The Italian mathematician, Fibonacci, noticed that—in nature—numbers belonging to a specific sequence of numbers appear far more frequently than numbers not in this sequence. (I think he noticed this while breeding rabbits? Something along those lines... google it if you're curious.) This sequence of numbers has subsequently come to be known as "the Fibonacci sequence" or "Fibonacci numbers." The general formula for any given number in the sequence is to simply add the previous two numbers in the sequence.
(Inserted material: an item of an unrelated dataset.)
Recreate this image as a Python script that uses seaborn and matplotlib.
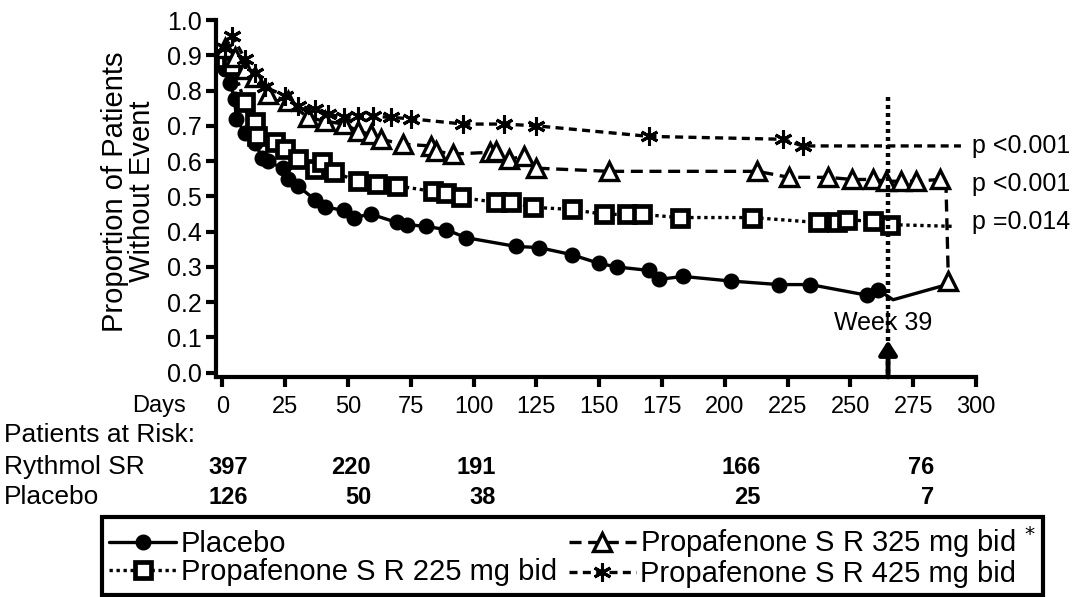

And the sequence starts with 0 and 1. Thus:
Fn = Fn-1 + Fn-2 (any given number in the sequence [Fn] is simply the sum of the previous two numbers [Fn-1 + Fn-2])
The first few numbers in the series are thus:
0, 1, 1, 2, 3, 5, 8, 13, 21, 34, 55, 89, ...
Notice that 4 is not in the sequence. That is what makes 4-leafed clover so rare: 4 is not a "natural harmonic." (Again, I'm being fast and loose with the terminology.)
Now, if you divide any number in the sequence by the number before it, the result approaches the number, φ, 1.618...
1/0 = ∞
1/1 = 1
2/1 = 2
3/2 = 1.5
5/3 = 1.666...
8/5 = 1.6
13/8 = 1.625
21/13 = 1.615
Notice how the result of these divisions keeps getting closer to φ, to 1.618.... ?
What I find even
more interesting is that mathematicians claim that φ is the
most irrational number, even more irrational than the most famous irrational, π, 3.14... . And perhaps it makes it more difficult to belive (or easier, depending on your own philosophy) that the most irrational number stems from a most straightforward equation. To approximate φ, simply repeat this formula for as long as you have the stamina:
(Shoutout to all the ThinkPad peeps... whut whut!!)OR:
phi = 1 + 1
-----------
1 + 1
------
1 + 1
------
1 + etc.
And I believe it's at this point that I will end my analysis. Beauty and irrational numbers, physical attraction and φ's prominence throughout nature... this all feels like it's verging on some sort of limit of its own, or better yet: a divergence. As a recovering atheist, I can't allow myself to say it, but as an agnostic I'm confident leaving it at: There's something serious going on here—something foundational, something structural.